A bunch of junior metals explorers are heading for the ASX boards, so we asked an expert what it all means
2019 proved to be a pretty strong year for ASX debutantes, and many investors are keeping an eye out for new opportunities.
Activity last year spanned a range of industries, although the resources sector was more muted — both in the number of listings and relative performance.
But heading into 2020, the mood appears to have shifted. Stockhead’s IPO Watch flagged 11 companies that are scheduled to go public shortly — six of which were minerals explorers.
With some evidence of a change in sentiment, Stockhead caught up with Hedley Widdup — executive director at investment firm Lion Selection Group — for an expert view on some of the market forces at play.
As gold prices continue pushing to new all-time highs in Aussie dollar terms, it’s perhaps not surprising that more junior explorers are taking the opportunity to tap public markets for capital.

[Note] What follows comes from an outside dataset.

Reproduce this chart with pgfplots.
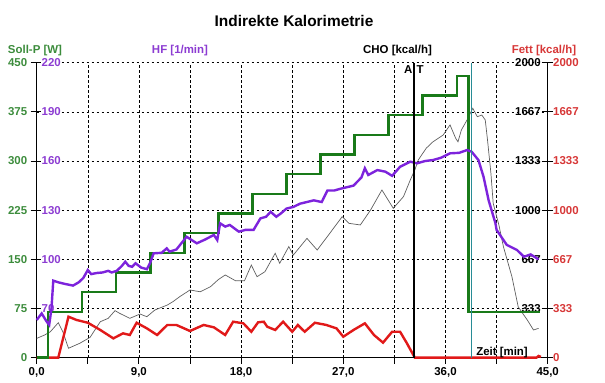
\documentclass[border=0pt]{standalone}
\usepackage{fontspec}
\setmainfont{Liberation Sans}
\usepackage{pgfplots}
\pgfplotsset{compat=1.18}
\definecolor{gline}{RGB}{25,122,25}
\definecolor{gtext}{RGB}{60,140,60}
\definecolor{pline}{RGB}{125,35,220}
\definecolor{ptext}{RGB}{140,60,210}
\definecolor{rline}{RGB}{225,25,25}
\definecolor{rtext}{RGB}{215,55,55}
\definecolor{cho}{RGB}{95,95,95}
\definecolor{teal2}{RGB}{40,140,150}
\newcommand{\tf}{\fontsize{11.5}{13}\selectfont\bfseries}
\pgfplotsset{
  base/.style={at={(0,0)}, anchor=south west, scale only axis,
    width=511bp, height=295bp, xmin=0, xmax=45,
    /pgf/number format/assume math mode=true,
    tick label style={font=\tf},
    clip=false},
}
\begin{document}
\begin{tikzpicture}
% main axis: grid, Soll-P ticks
\begin{axis}[base, ymin=0, ymax=450,
  axis x line*=bottom, axis y line*=left,
  axis line style={-, black, line width=1.1bp},
  xtick={0,4.5,...,45},
  xticklabels={{0,0},{},{9,0},{},{18,0},{},{27,0},{},{36,0},{},{45,0}},
  ytick={0,75,150,225,300,375,450},
  yticklabels={0,75,150,225,300,375,450},
  yticklabel style={text=gtext},
  tick align=outside, major tick length=6bp,
  tick style={black, line width=1bp},
  grid=major, grid style={black, line width=0.6bp, dash pattern=on 2.5bp off 2.5bp}]
\end{axis}
% HF tick labels (purple, inside left, white background)
\begin{axis}[base, ymin=40, ymax=220,
  axis x line=none, axis y line*=left,
  axis line style={draw=none},
  ytick={70,100,130,160,190,220},
  yticklabels={70,100,130,160,190,220},
  tick align=inside, major tick length=5.5bp,
  tick style={black, line width=1bp},
  yticklabel style={anchor=west, xshift=4.3bp, text=ptext, fill=white, inner xsep=0.5bp, inner ysep=1bp}]
\end{axis}
% CHO axis (right line, black labels inside)
\begin{axis}[base, ymin=0, ymax=2000,
  axis x line=none, axis y line*=right,
  axis line style={-, black, line width=1.1bp},
  ytick={0,333.333,666.667,1000,1333.333,1666.667,2000},
  yticklabels={,333,667,1000,1333,1667,2000},
  tick align=center, major tick length=11bp,
  tick style={black, line width=1bp},
  yticklabel style={anchor=east, xshift=-9bp, text=black}]
\addplot[cho, line width=0.7bp] coordinates {
(0,131) (0.7,154) (1.2,176) (1.9,237) (2.3,176) (2.8,64) (3.8,98) (4.7,138) (5.6,244) (6.3,267) (6.9,319) (7.3,301) (8.2,267) (9.1,296) (9.7,278) (10.4,323) (11.5,357) (12.0,380) (12.6,414) (13.5,459) (14.4,447) (15.3,481) (16.0,530) (16.6,561) (17.5,522) (18.3,522) (18.9,628) (19.4,549) (20.1,583) (21.0,708) (21.4,640) (22.2,753) (22.6,696) (23.8,809) (24.7,730) (25.7,832) (26.9,956) (27.5,911) (28.5,900) (29.4,1001) (30.4,1137) (31.4,1013) (32.3,1092) (32.9,1205) (33.3,1273) (33.6,1340) (34.3,1420) (34.9,1464) (35.8,1510) (36.4,1578) (36.9,1487) (37.1,1464) (37.4,1544) (37.9,1612) (38.4,1691) (38.8,1634) (39.2,1645) (39.5,1612) (39.7,1476) (40.0,1250) (40.2,1047) (40.7,900) (41.1,753) (41.85,549) (42.4,346) (42.8,300) (43.2,256) (43.75,188) (44.2,199)};
\end{axis}
% Fett axis (red labels outside right)
\begin{axis}[base, ymin=0, ymax=2000,
  axis x line=none, axis y line*=right,
  axis line style={draw=none},
  ytick={0,333.333,666.667,1000,1333.333,1666.667,2000},
  yticklabels={0,333,667,1000,1333,1667,2000},
  tick style={draw=none},
  yticklabel style={anchor=west, xshift=2bp, text=rtext}]
\addplot[rline, line width=2.4bp] coordinates {
(0,0) (1.9,0) (2.8,278) (3.5,256) (4.5,237) (5.6,188) (6.75,131) (7.6,165) (8.2,154) (8.8,237) (9.7,199) (10.6,154) (11.5,222) (12.3,222) (13.5,181) (14.7,222) (15.6,206) (16.6,154) (17.3,244) (18.2,233) (18.9,176) (19.5,240) (20.0,244) (20.3,210) (21.0,188) (21.7,244) (22.5,176) (23.0,222) (23.6,176) (24.5,237) (25.5,222) (26.4,199) (27.0,142) (27.9,188) (28.9,233) (29.7,154) (30.5,102) (31.3,176) (32.0,176) (32.6,98) (33.3,0) (44.0,0) (44.2,12) (44.4,5)};
\end{axis}
% Soll-P series
\begin{axis}[base, ymin=0, ymax=450, axis lines=none]
\addplot[gline, line width=2.6bp] coordinates {
(0,0) (1,0) (1,70) (4,70) (4,100) (7,100) (7,130) (10,130) (10,160) (13,160) (13,190) (16,190) (16,220) (19,220) (19,250) (22,250) (22,280) (25,280) (25,310) (28,310) (28,340) (31,340) (31,370) (34,370) (34,400) (37,400) (37,430) (38,430) (38,70) (44.3,70)};
\end{axis}
% HF series
\begin{axis}[base, ymin=40, ymax=220, axis lines=none]
\addplot[pline, line width=2.4bp] coordinates {
(0,63) (0.44,67) (0.88,62) (1.1,60) (1.3,70) (1.46,87) (1.9,86) (2.5,85) (3.2,84) (3.7,86) (4.1,88.6) (4.5,93.5) (4.8,91) (5.3,91.7) (5.8,92) (6.3,93) (6.6,92) (7.05,93) (7.5,96) (7.8,98.6) (8.1,96) (8.4,95.5) (8.7,97.6) (9.2,95) (9.7,94) (10.0,98) (10.3,103.7) (11.0,104) (11.45,106.7) (11.7,104.7) (12.3,106) (13.2,113.8) (13.6,112) (14.1,109.8) (14.8,112) (15.6,114.9) (15.9,111.8) (16.15,122) (16.6,120) (17.0,121) (17.8,116.9) (18.4,118) (19.1,118) (19.7,125) (20.2,126) (20.6,129) (21.1,126) (21.5,128) (22.0,131) (22.6,132) (23.2,134) (23.8,135) (24.4,136) (25.1,135) (25.6,142) (26.2,142) (26.7,143) (27.3,144) (27.9,145) (28.6,150) (28.9,155.6) (29.2,151.5) (29.6,153) (30.0,154.5) (30.7,153.5) (31.3,151) (32.0,156.5) (32.9,159.6) (33.5,158.6) (34.2,160) (34.9,160.6) (35.6,162) (36.4,164.7) (37.2,165) (37.9,166.7) (38.3,165.7) (38.9,160.6) (39.35,150.4) (39.8,136) (40.4,122) (40.5,118) (41.1,111.8) (41.4,108.8) (42.3,105.7) (42.9,101.6) (43.5,103) (44.2,100)};
\addplot[black, line width=1.2bp] coordinates {(33.23,40) (33.23,220)};
\addplot[teal2, line width=1bp] coordinates {(38.29,40) (38.29,220)};
\end{axis}
% texts
\node[anchor=base, inner sep=0, font=\fontsize{15.5}{17}\selectfont\bfseries] at (257.3bp,330.7bp) {Indirekte Kalorimetrie};
\node[anchor=base, inner sep=0, font=\tf, text=gtext] at (-1.7bp,303.7bp) {Soll-P [W]};
\node[anchor=base, inner sep=0, font=\tf, text=ptext] at (143.3bp,303.7bp) {HF [1/min]};
\node[anchor=base, inner sep=0, font=\tf, text=black] at (360.8bp,303.7bp) {CHO [kcal/h]};
\node[anchor=base, inner sep=0, font=\tf, text=rtext] at (507.3bp,303.7bp) {Fett [kcal/h]};
\node[anchor=base east, inner sep=0, font=\tf] at (491.3bp,2.5bp) {Zeit [min]};
\node[anchor=base east, inner sep=0, font=\tf] at (375.8bp,283.7bp) {A};
\node[anchor=base west, inner sep=0, font=\tf] at (379.8bp,283.7bp) {T};
\pgfresetboundingbox
\useasboundingbox (-36.7bp,-25.3bp) rectangle (568.3bp,357.7bp);
\end{tikzpicture}
\end{document}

But Widdup noted that he’s noticed more optimism towards other base metals too, particularly nickel and copper. He also said the uptick in IPO activity looked familiar when compared to previous commodity cycles, such as iron ore in the mid-2000s and lithium in 2015/16.
“I would say without doubt that reflects improvement in investor sentiment, not only towards those metals but situations where you need to take on a bit more exploration risk to get those projects off the ground,” he said.
In particular, he noted that IPOs don’t just happen “by themselves”. They’re almost always driven across the line by a broker, who in turn needs to gauge interest before pulling the trigger.
“Quite a few of those new listings are brokered deals, and the broker won’t launch an IPO unless they know they’ve got it filled,” Widdup said.
“So it kind of tells you their read on the market – the ducks are quacking and they’re prepared to feed them.”
While support from institutional investors (“instos”) is critical in getting an IPO off the ground, Widdup said that funding network was still something of a two-tiered market.
In other words, junior explorers looking for listing-support are unlikely to get far with the major investment funds, whose attention is “still very much towards the big end of town”, he said.
“There’s a litany of smaller instos, who are a lot more mobile in terms of where they can put their money — but they don’t have that much of it,” he said.
In addition, it’s worth keeping in mind that such funds don’t always go into an IPO with the aim of taking a cornerstone investment and sticking around for the long-haul.
“They won’t flood the junior market with liquidity, but what they can do is take a clip of an IPO,” Widdup explained.
He used the example of a company “coming to market with what looks like a couple of hot copper intersections, and they say they’ve lined up investment backing from some big names in the sector”.
“Instos would be keen, but how long they hold it I’m not sure. If they invest in 20 and sell out at 25, they’re probably still very happy with that return,” Widdup said.
A number of investors in that space also structure deals to generate a discount in return for providing the capital for an IPO to get to market.
A common example is the payment of underwriting fees, to compensate for liquidity risk in pre-IPO deals compared to, say, share placements.
Widdup stressed that he’s not being overly cynical about the funding process for junior explorers, but that it was a consistent theme to be aware of.
“A fair a bit of the insto money which floats around — particularly for the smaller end of the market — has quite a short-term time frame, and we’ve observed that over and over again,” he said.
That said, given the nature of commodity cycles, junior explorer IPOs can often still be years in the making, as opposed to other sectors where popular trends can give rise to a spate of new listings.
“Keep in mind that a lot of these things might’ve been in preparation for some time, perhaps years, and they’re spying an opening to get their project to market,” Widdup said.
As always, predicting the near-term outlook for commodity prices and the resources market is a fraught exercise.
Widdup said he’d fielded an increasing number of questions from clients about the impact of the coronavirus, but the net impact was very difficult to predict.
He also said investors were watching for signs of a recessionary pullback in developed markets such as the US, Australia and Canada.
Speaking of Canada, Widdup offered some interesting insights into the potential for renewed capital flows in what has been a pretty rough market for small-cap explorers.
“What I think is clear, but perhaps not well known in Australia, about Canada is that it has been far more depressed than our own market — especially for juniors,” he said.
But in conversations with investment bankers and other analysts on the ground, Widdup said he’d picked up a notable change in mood since the Thanksgiving holiday (in late November).
More broadly, there’s the potential for money that previously flowed into the hype around Canadian pot stocks to move back into resources. And that could have an impact locally, if investors shift their focus towards hunting for bargains in the Great White North.
“If you want to say that Canadian juniors look a lot cheaper than most Aussie juniors, that would not be incorrect,” Widdup said.
Indeed, there is the added difficulty of investing from a different jurisdiction and assessing the quality of management teams, which may not be so easy from Australia.
However “opportunities do exist”, Widdup said, “some of which are great value compared to what we see on the ASX — at least at face value. Time will tell.”